All eyes are on the RBI as the 17th of April approaches. RBI is scheduled to release the annual monetary policy for 2012-13 next week and there is lot of expectations from the policy. Markets are expecting the RBI to cut the benchmark policy rate, the repo rate by a minimum of 25bps in the policy. Markets believe that rate cuts will improve sentiments on equities, bonds and currencies, which are all having a tough time on the back of domestic and global economic worries.
Rate cuts apart, the RBI must be more realistic in its projections for various macro indicators this time around. The last annual policy released in May 2011 saw the RBI setting and missing its forecasts. Table 1 shows RBI forecasts set in the annual policy for 2011-12 and the actuals.
RBI has been revising its forecasts throughout fiscal 2011-12 but the fact is that RBI’s policy stance and its forecasts have not been in sync with each other. The fact that RBI was maintaining an extremely tight monetary stance should have made the central bank show lower GDP growth and lower monetary aggregates growth. At the end of fiscal 2011-12, inflation was higher than estimates and GDP growth, broad money supply (M3), credit growth and deposit growth were down sharply against estimates.
It is true that forecasting is an imperfect science and no forecaster has got it right so far on a sustained basis. However there has to be some correlation between policy actions and forecasts. Last year even as the repo rate was being increased sharply higher, growth estimates and estimates of monetary aggregates of (M3), deposit and credit growth lagged. The RBI in fact had to cut the CRR (Cash Reserve Ratio) to ease liquidity in the system as monetary aggregates trailed estimates.
What should be the projections for 2012-13?
On the assumption that RBI will ease the policy rate of repo by at least 100bps in 2012-13 and maintain an accommodative monetary stance, the projections for macro and monetary aggregates should be higher. The assumption for maintaining a soft policy stance is that inflation is not a big threat to the economy and the bigger threat is slowing economic growth. RBI can take a leaf out of the US Federal Reserve’s (Fed’s) book, which has placed more importance to growth and has pledged to keep monetary policy ultra loose till late 2014 even as inflation is expected to remain at below tolerance levels. India has its own problems and hence not fully comparable with the US, but the fact is that the monetary policy goal for the Fed is clear and RBI should also have a clear cut policy stance.
Table 1. shows the expected projections by the RBI for the macro and monetary aggregates. Consistent with its accommodative policy, GDP growth and monetary aggregates are projected higher. Inflation should not be expected to go down sharply as policy is accommodative and oil prices are still ruling at higher levels.

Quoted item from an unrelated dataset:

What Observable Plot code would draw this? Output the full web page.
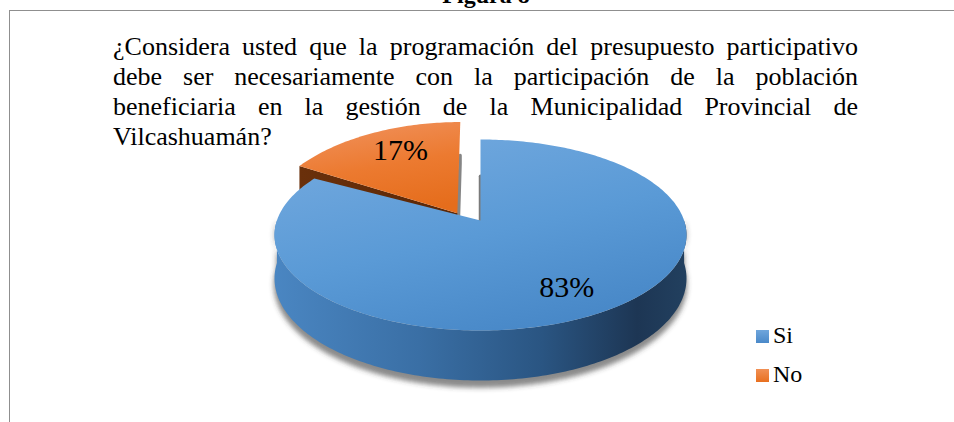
<!DOCTYPE html>
<html><head><meta charset="utf-8">
<script src="https://cdn.jsdelivr.net/npm/d3@7"></script>
<script src="https://cdn.jsdelivr.net/npm/@observablehq/plot@0.6"></script>
<style>
body{margin:0;background:#fff;}
#wrap{position:relative;width:954px;height:422px;overflow:hidden;font-family:'Liberation Serif','Times New Roman',Tinos,'DejaVu Serif',serif;color:#000;}
#frame{position:absolute;left:9px;top:10px;right:-5px;bottom:-5px;border-top:1.6px solid #8f8f8f;border-left:1.6px solid #8f8f8f;}
#fig{position:absolute;left:0;width:972px;text-align:center;top:-17px;font-size:24px;font-weight:bold;line-height:24px;}
#chart{position:absolute;left:0;top:0;}
#q{position:absolute;left:113px;top:32px;width:745px;font-size:26px;line-height:30px;}
#q div{text-align:justify;text-align-last:justify;white-space:nowrap;}
#q div.last{text-align:left;text-align-last:left;}
#legend{position:absolute;left:756px;top:322px;font-size:24px;}
.li{position:relative;height:39px;}
.sw{position:absolute;left:0;top:8px;width:13px;height:13px;}
.lt{position:absolute;left:17px;top:0;line-height:27px;}
svg text{font-family:'Liberation Serif','Times New Roman',Tinos,'DejaVu Serif',serif;}
</style></head><body>
<div id="wrap">
 <div id="frame"></div>
 <div id="fig"></div>
 <div id="chart"></div>
 <div id="q"></div>
 <div id="legend"></div>
</div>
<script>
const titleText = "Figura 8";
const questionLines = [
  "¿Considera usted que la programación del presupuesto participativo",
  "debe ser necesariamente con la participación de la población",
  "beneficiaria en la gestión de la Municipalidad Provincial de",
  "Vilcashuamán?"
];
const categories = ["Si", "No"];
const values = [83, 17];
const labels = ["83%", "17%"];

// presentation
const sliceStyle = {
  Si: {top: "url(#blueTop)", wall: "url(#blueWall)", cut: "#2f5f90", swatch: "linear-gradient(#6fa6dc,#4a89c9)"},
  No: {top: "url(#orangeTop)", wall: "url(#brownWall)", cut: "url(#brownWall)", swatch: "linear-gradient(#f19055,#e8701f)"}
};
const explodeOffset = {Si: [0, 0], No: [-0.115, -0.08]};
const sliceStretch = {Si: [1, 1], No: [0.97, 1.15]};
const labelPlacement = {Si: {turn: 0, r: 0.75}, No: {turn: 4, r: 0.74}};
const P = -0.1518;   // perspective factor
const D = 0.4545;    // pie thickness (in radius units)

// text
document.getElementById("fig").textContent = titleText;
const q = document.getElementById("q");
questionLines.forEach((t, i) => {
  const d = document.createElement("div");
  d.textContent = t;
  if (i === questionLines.length - 1) d.className = "last";
  q.appendChild(d);
});
const lg = document.getElementById("legend");
categories.forEach(c => {
  const row = document.createElement("div"); row.className = "li";
  const sw = document.createElement("div"); sw.className = "sw"; sw.style.background = sliceStyle[c].swatch;
  const tx = document.createElement("div"); tx.className = "lt"; tx.textContent = c;
  row.appendChild(sw); row.appendChild(tx); lg.appendChild(row);
});

// geometry
function proj0(X, Z, drop = 0) { const w = 1 + P * Z; return {x: X / w, y: (Z + drop) / w}; }
function makeProj(off, stretch) {
  const v = proj0(off[0], off[1], 0);
  return (X, Z, drop = 0) => {
    const p = proj0(X, Z, drop);
    return {x: v.x + (p.x - v.x) * stretch[0], y: v.y + (p.y - v.y) * stretch[1]};
  };
}
function disk(theta, r, off) {
  const t = theta * Math.PI / 180;
  return [off[0] + r * Math.sin(t), off[1] - r * Math.cos(t)];
}
function arc(proj, a0, a1, off, drop) {
  const pts = [];
  const n = Math.max(2, Math.ceil(Math.abs(a1 - a0)));
  for (let i = 0; i <= n; i++) {
    const a = a0 + (a1 - a0) * i / n;
    const [X, Z] = disk(a, 1, off);
    pts.push(proj(X, Z, drop));
  }
  return pts;
}
const total = d3.sum(values);
let acc = 0;
const slices = categories.map((c, i) => {
  const a0 = acc / total * 360; acc += values[i]; const a1 = acc / total * 360;
  return {cat: c, value: values[i], label: labels[i], a0, a1, off: explodeOffset[c], proj: makeProj(explodeOffset[c], sliceStretch[c])};
});

const marks = [];
// drop shadow under the front wall
{
  const s = slices.find(d => d.cat === "Si");
  const sh = arc(s.proj, 90, 270, [0, 0.02], D + 0.04).concat(arc(s.proj, 270, 90, [0, 0], 0));
  marks.push(Plot.line(sh, {x: "x", y: "y", fill: "#3a3a3a", stroke: "none", fillOpacity: 0.6}));
}
// back slice (No) first, then front (Si)
const order = [...slices].sort((a, b) => (a.cat === "No" ? -1 : 1));
for (const s of order) {
  const st = sliceStyle[s.cat];
  const pr = s.proj;
  const [vx, vz] = s.off;
  // outer wall (visible front part)
  const w0 = Math.max(s.a0, 90), w1 = Math.min(s.a1, 270);
  if (w1 > w0) {
    const wall = arc(pr, w0, w1, s.off, 0).concat(arc(pr, w1, w0, s.off, D));
    marks.push(Plot.line(wall, {x: "x", y: "y", fill: st.wall, stroke: "none"}));
  }
  if (s.cat === "No") {
    // thin radial wall at end angle (seen edge-on)
    const [ex, ez] = disk(s.a1, 1, s.off);
    const cut2 = [pr(vx, vz, 0), pr(ex, ez, 0.36), pr(ex, ez, D), pr(vx, vz, D)];
    marks.push(Plot.line(cut2, {x: "x", y: "y", fill: "#8a8a8a", stroke: "#858585", strokeWidth: 3}));
    // radial wall facing viewer at start angle
    const [rx, rz] = disk(s.a0, 1, s.off);
    const cut = [pr(vx, vz, 0), pr(rx, rz, 0), pr(rx, rz, D), pr(vx, vz, D)];
    marks.push(Plot.line(cut, {x: "x", y: "y", fill: st.cut, stroke: "none"}));
  } else {
    // edge of the cut at angle 0 (seen edge-on)
    const [rx, rz] = disk(s.a0, 1, s.off);
    const edge = [pr(rx, rz, D), pr(vx, vz, 0)];
    marks.push(Plot.line(edge, {x: "x", y: "y", stroke: "#7a7a7a", strokeWidth: 3.5}));
  }
  // top face
  const top = [pr(vx, vz, 0)].concat(arc(pr, s.a0, s.a1, s.off, 0));
  marks.push(Plot.line(top, {x: "x", y: "y", fill: st.top, stroke: "none"}));
}
// labels
const labelPts = slices.map(s => {
  const lp = labelPlacement[s.cat];
  const mid = (s.a0 + s.a1) / 2 + lp.turn;
  const [X, Z] = disk(mid, lp.r, s.off);
  const p = s.proj(X, Z, 0);
  return {x: p.x, y: p.y, label: s.label};
});
marks.push(Plot.text(labelPts, {x: "x", y: "y", text: "label", fontSize: 30, fill: "#000", lineAnchor: "middle"}));

const svg = Plot.plot({
  width: 954, height: 422, margin: 0,
  x: {domain: [-1, 1], range: [276.4, 683.6], axis: null},
  y: {domain: [-1, 1], range: [126.7, 313.3], axis: null},
  style: {background: "transparent", overflow: "visible"},
  marks
});
const ns = "http://www.w3.org/2000/svg";
const defs = document.createElementNS(ns, "defs");
defs.innerHTML = `
<linearGradient id="blueTop" x1="0.25" y1="0" x2="0.75" y2="1">
  <stop offset="0" stop-color="#71a8de"/><stop offset="0.5" stop-color="#5a9ad6"/><stop offset="1" stop-color="#4686c6"/>
</linearGradient>
<linearGradient id="blueWall" x1="0" y1="0" x2="1" y2="0">
  <stop offset="0" stop-color="#4a86c2"/><stop offset="0.35" stop-color="#3a6fa5"/><stop offset="0.65" stop-color="#2a5582"/><stop offset="0.88" stop-color="#1d3654"/><stop offset="1" stop-color="#22405f"/>
</linearGradient>
<linearGradient id="orangeTop" x1="0.3" y1="0" x2="0.6" y2="1">
  <stop offset="0" stop-color="#f0905a"/><stop offset="0.5" stop-color="#ec7a30"/><stop offset="1" stop-color="#e56d1c"/>
</linearGradient>
<linearGradient id="brownWall" x1="0" y1="0" x2="1" y2="0">
  <stop offset="0" stop-color="#6a300b"/><stop offset="1" stop-color="#5a2707"/>
</linearGradient>
<filter id="blur" x="-10%" y="-20%" width="120%" height="140%"><feGaussianBlur stdDeviation="2.5"/></filter>`;
svg.insertBefore(defs, svg.firstChild);
const shadowG = svg.querySelector('g[fill="#3a3a3a"]');
if (shadowG) shadowG.setAttribute("filter", "url(#blur)");
document.getElementById("chart").appendChild(svg);
</script>
</body></html>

However given the below trend growth forecasts, the issue in the economy is of weakening aggregate demand and this drop in demand will keep inflation in check. If inflation does trend down sharply, RBI will have room to cut policy rates sharply.
RBI should not be expected to stick to its forecasts throughout the year but forecasts should broadly be in line with policy actions rather than policy actions being driven by forecasts going wrong.